> [GOAL]:
Everything from the first line of the data through the line with "import matplotlib.pyplot as plt" is to be echoed exactly, minus the pictures.

> [DATA FOR THIS TASK]:
○ ○ ○ ○
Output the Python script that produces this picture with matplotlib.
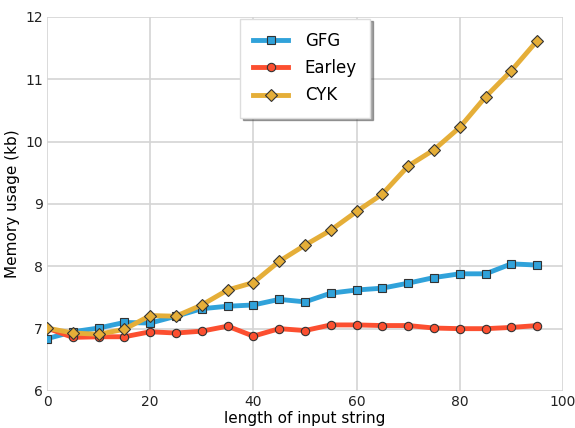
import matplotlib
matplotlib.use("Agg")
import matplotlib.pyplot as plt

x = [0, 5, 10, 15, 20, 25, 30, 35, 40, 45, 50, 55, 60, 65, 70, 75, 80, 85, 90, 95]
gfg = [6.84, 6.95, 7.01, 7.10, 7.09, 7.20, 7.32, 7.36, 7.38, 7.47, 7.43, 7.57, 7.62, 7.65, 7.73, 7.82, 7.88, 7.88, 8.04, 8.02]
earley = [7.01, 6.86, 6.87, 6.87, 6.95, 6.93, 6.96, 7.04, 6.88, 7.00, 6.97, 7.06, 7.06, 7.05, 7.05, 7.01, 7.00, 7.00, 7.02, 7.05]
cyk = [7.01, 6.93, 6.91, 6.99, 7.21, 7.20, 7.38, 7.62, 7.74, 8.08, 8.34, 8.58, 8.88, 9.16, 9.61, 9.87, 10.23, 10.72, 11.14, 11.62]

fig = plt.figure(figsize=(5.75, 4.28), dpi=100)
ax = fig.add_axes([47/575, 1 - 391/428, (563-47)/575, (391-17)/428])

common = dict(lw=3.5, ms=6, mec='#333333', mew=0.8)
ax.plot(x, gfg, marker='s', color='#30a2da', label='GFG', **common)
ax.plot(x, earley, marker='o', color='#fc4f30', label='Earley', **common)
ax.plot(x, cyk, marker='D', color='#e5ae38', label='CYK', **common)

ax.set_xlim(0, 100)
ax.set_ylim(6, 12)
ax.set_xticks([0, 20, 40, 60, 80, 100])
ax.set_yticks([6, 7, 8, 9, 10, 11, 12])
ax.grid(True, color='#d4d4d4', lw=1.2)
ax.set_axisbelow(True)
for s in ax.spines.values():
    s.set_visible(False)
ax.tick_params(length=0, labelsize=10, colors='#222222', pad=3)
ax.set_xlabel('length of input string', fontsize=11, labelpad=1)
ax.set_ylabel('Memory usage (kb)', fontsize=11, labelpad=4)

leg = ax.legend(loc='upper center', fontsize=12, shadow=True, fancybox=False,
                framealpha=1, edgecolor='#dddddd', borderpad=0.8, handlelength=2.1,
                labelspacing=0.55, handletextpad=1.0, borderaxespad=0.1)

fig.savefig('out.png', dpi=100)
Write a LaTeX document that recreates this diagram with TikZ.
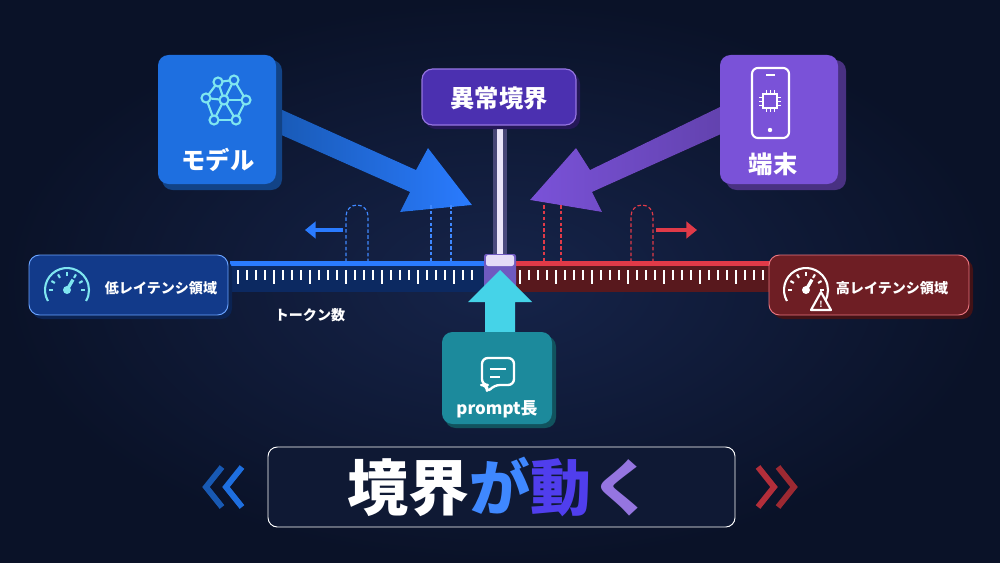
○ ○ ○ ○
> [EXERCISE RESPONSE]:
Output the Python script that produces this picture with matplotlib.
import matplotlib
matplotlib.use("Agg")
import matplotlib.pyplot as plt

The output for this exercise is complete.